Numbers missing expectations
Revenue for Q1 grew 4% to $2.2 billion, which is $129 million lower as compared to Q4, 2012. The decrease was mainly due to lower revenue efficiency primarily on ultra-deepwater floaters (down to 83.8% from 95.5% in the prior quarter), partly offset by fewer out-of-service days.
Net income rose to $321 million ($0.88 per share) for Q1, which is up from $10 million ($0.03 per share) a year ago, when the company took a hefty charge on the value of its fleet. Excluding one-time items, Transocean LTD (NYSE:RIG) earned $0.93 per share, which is below the analysts’ estimate of $1.00 per share.
Cash status, backlog, and cost cutting
Operating cash flows were $106 million for Q1, significantly lower as compared to $923 million for Q4, 2012. The drop was due to working capital changes, including the first installment of $400 million (including interest) for the Macondo well incident. CapEx from continuing operation were $488 million for Q1, down from $657 million in Q4, 2012. The backlog remains solid where $28.5 billion of contract backlog was reported as of April 18. Since then, additional contracts totaling $199 million were secured. Transocean LTD (NYSE:RIG)’s backlog is higher than its peers, including Seadrill Ltd (NYSE:SDRL) and Noble Corporation (NYSE:NE). Seadrill Ltd (NYSE:SDRL) had a record high revenue backlog of $19.7 billion as reported in January, whereas Noble Corporation (NYSE:NE) had a revenue backlog of $14 billion according to the latest Q1 report.
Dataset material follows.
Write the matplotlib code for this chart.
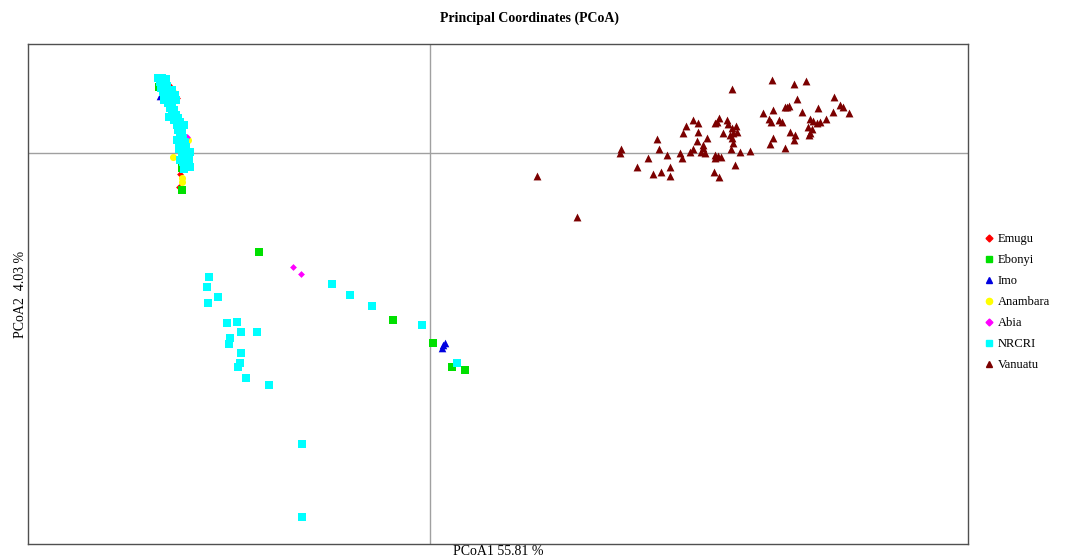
import matplotlib
matplotlib.use("Agg")
import matplotlib.pyplot as plt
from matplotlib.lines import Line2D

plt.rcParams['font.family'] = ['Liberation Serif', 'DejaVu Serif']

groups = ["Emugu", "Ebonyi", "Imo", "Anambara", "Abia", "NRCRI", "Vanuatu"]
colors = ["#FF0000", "#00E000", "#0000E0", "#FFFF00", "#FF00FF", "#00FFFF", "#7B0000"]
markers = ["D", "s", "^", "o", "D", "s", "^"]
sizes = [12, 26, 30, 26, 12, 28, 32]

emugu_x = [-2.61, -2.53, -2.50, -2.51]
emugu_y = [0.68, 0.55, -0.21, -0.34]

ebonyi_x = [-1.71, -0.37, 0.03, 0.22, 0.35, -2.71, -2.48, -2.48]
ebonyi_y = [-0.99, -1.67, -1.90, -2.14, -2.17, 0.66, -0.15, -0.37]

imo_x = [0.13, 0.15, 0.12, -2.70, -2.60]
imo_y = [-1.92, -1.90, -1.95, 0.57, 0.41]

anambara_x = [-2.57, -2.42, -2.57, -2.48, -2.48]
anambara_y = [0.61, 0.13, -0.04, -0.25, -0.29]

abia_x = [-1.37, -1.29, -2.43]
abia_y = [-1.14, -1.21, 0.16]

nrcri_x = [-2.72, -2.68, -2.64, -2.70, -2.66, -2.63, -2.69, -2.65, -2.67, -2.62,
           -2.64, -2.60, -2.66, -2.62, -2.58, -2.60, -2.56, -2.58, -2.54, -2.52,
           -2.56, -2.50, -2.53, -2.49, -2.52, -2.48, -2.50, -2.47, -2.53, -2.45,
           -2.49, -2.44, -2.51, -2.46, -2.42, -2.48, -2.44, -2.41, -2.47, -2.43,
           -2.40, -2.46, -2.58, -2.55, -2.54, -2.61, -2.46, -2.51, -2.40, -2.50,
           -2.21, -2.23, -2.12, -2.22, -2.03, -1.93, -1.89, -1.73, -2.00, -2.01,
           -1.89, -1.90, -1.92, -1.84, -1.61, -0.98, -0.80, -0.58, -0.08, 0.27,
           -1.28, -1.28]
nrcri_y = [0.75, 0.75, 0.74, 0.71, 0.69, 0.67, 0.65, 0.63, 0.61, 0.59,
           0.56, 0.54, 0.53, 0.50, 0.48, 0.45, 0.43, 0.40, 0.38, 0.35,
           0.33, 0.31, 0.28, 0.26, 0.23, 0.21, 0.18, 0.15, 0.13, 0.11,
           0.08, 0.06, 0.04, 0.02, 0.00, -0.03, -0.05, -0.07, -0.09, -0.11,
           -0.14, -0.16, 0.63, 0.58, 0.53, 0.36, 0.28, 0.11, 0.01, -0.07,
           -1.24, -1.34, -1.44, -1.50, -1.70, -1.69, -1.79, -1.79, -1.85, -1.91,
           -2.00, -2.10, -2.14, -2.25, -2.32, -1.31, -1.42, -1.53, -1.72, -2.10,
           -2.91, -3.64]

vanuatu_x = [3.42, 3.64, 3.76, 3.02, 4.04, 3.67, 4.10, 4.13, 4.19, 3.88,
             4.03, 3.72, 3.55, 3.59, 3.57, 3.43, 3.33, 3.39, 3.41, 3.49,
             3.52, 3.80, 3.83, 3.90, 3.96, 3.87, 3.78, 3.82, 3.80, 3.79,
             3.60, 3.65, 3.64, 3.43, 3.40, 3.55, 2.63, 2.68, 2.56, 2.53,
             2.68, 2.85, 2.89, 2.87, 2.97, 2.98, 3.06, 3.02, 3.07, 3.00,
             3.03, 2.93, 2.77, 2.67, 2.73, 2.73, 2.63, 2.60, 2.71, 2.75,
             2.50, 2.52, 2.37, 2.29, 2.27, 3.02, 3.03, 3.01, 3.10, 3.20,
             2.85, 2.88, 2.91, 2.85, 1.91, 1.90, 2.18, 2.07, 2.23, 2.31,
             2.40, 2.40, 2.84, 2.89, 3.05, 1.07, 1.47]
vanuatu_y = [0.73, 0.69, 0.72, 0.64, 0.56, 0.54, 0.48, 0.46, 0.40, 0.45,
             0.41, 0.41, 0.46, 0.47, 0.46, 0.43, 0.40, 0.34, 0.31, 0.33,
             0.31, 0.34, 0.32, 0.31, 0.34, 0.30, 0.26, 0.24, 0.20, 0.18,
             0.21, 0.18, 0.13, 0.15, 0.09, 0.05, 0.33, 0.30, 0.27, 0.20,
             0.21, 0.30, 0.35, 0.31, 0.33, 0.29, 0.27, 0.25, 0.21, 0.18,
             0.20, 0.20, 0.15, 0.12, 0.08, 0.05, 0.04, 0.01, 0.01, 0.00,
             0.00, -0.05, -0.02, 0.04, 0.14, 0.15, 0.10, 0.04, 0.01, 0.02,
             -0.02, -0.03, -0.04, -0.05, 0.04, 0.00, -0.05, -0.14, -0.21, -0.19,
             -0.14, -0.23, -0.19, -0.24, -0.12, -0.23, -0.64]

xs = [emugu_x, ebonyi_x, imo_x, anambara_x, abia_x, nrcri_x, vanuatu_x]
ys = [emugu_y, ebonyi_y, imo_y, anambara_y, abia_y, nrcri_y, vanuatu_y]

fig = plt.figure(figsize=(10.68, 5.59), dpi=100)
ax = fig.add_axes([28/1068, 1 - 544/559, 940/1068, 500/559])

ax.axvline(0, color="#A0A0A0", lw=1.0, zorder=1)
ax.axhline(0, color="#A0A0A0", lw=1.0, zorder=1)

for name, x, y, c, m, s in zip(groups, xs, ys, colors, markers, sizes):
    ax.scatter(x, y, c=c, marker=m, s=s, linewidths=0, zorder=3)

ax.set_xlim(-4.02, 5.38)
ax.set_ylim(-3.91, 1.09)
ax.set_xticks([])
ax.set_yticks([])
for sp in ax.spines.values():
    sp.set_color("#505050")
    sp.set_linewidth(1.0)

fig.suptitle("Principal Coordinates (PCoA)", x=529/1068, y=1 - 18/559, va="center",
             fontsize=10, fontweight="bold")
ax.set_xlabel("PCoA1 55.81 %", fontsize=10, labelpad=1)
ax.set_ylabel("PCoA2  4.03 %", fontsize=10, labelpad=1)

handles = [Line2D([], [], linestyle="none", marker=m, color=c, markersize=3.5 if m == "D" else 4.5)
           for c, m in zip(colors, markers)]
fig.legend(handles, groups, loc="upper left", bbox_to_anchor=(980/1068, 1 - 227/559),
           frameon=False, fontsize=9, handlelength=0.5, handletextpad=0.4,
           labelspacing=0.72, borderpad=0)

fig.savefig("out.png", dpi=100)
As the company is trying to fend off a board challenge from activist investor Carl Icahn, the management announced that Transocean LTD (NYSE:RIG)’s cost-cutting effort would yield $300 million in savings by next year based on a preliminary analysis. The company should start to realize the cost savings in early 2014. Transocean LTD (NYSE:RIG) also divested 38 low-specification rigs in Q4, 2012 as the company continued to improve organizational efficiency. Although the cost saving can only be realized starting in 2014, Transocean LTD (NYSE:RIG)’s EPS is expected to raise in the next 4 quarters.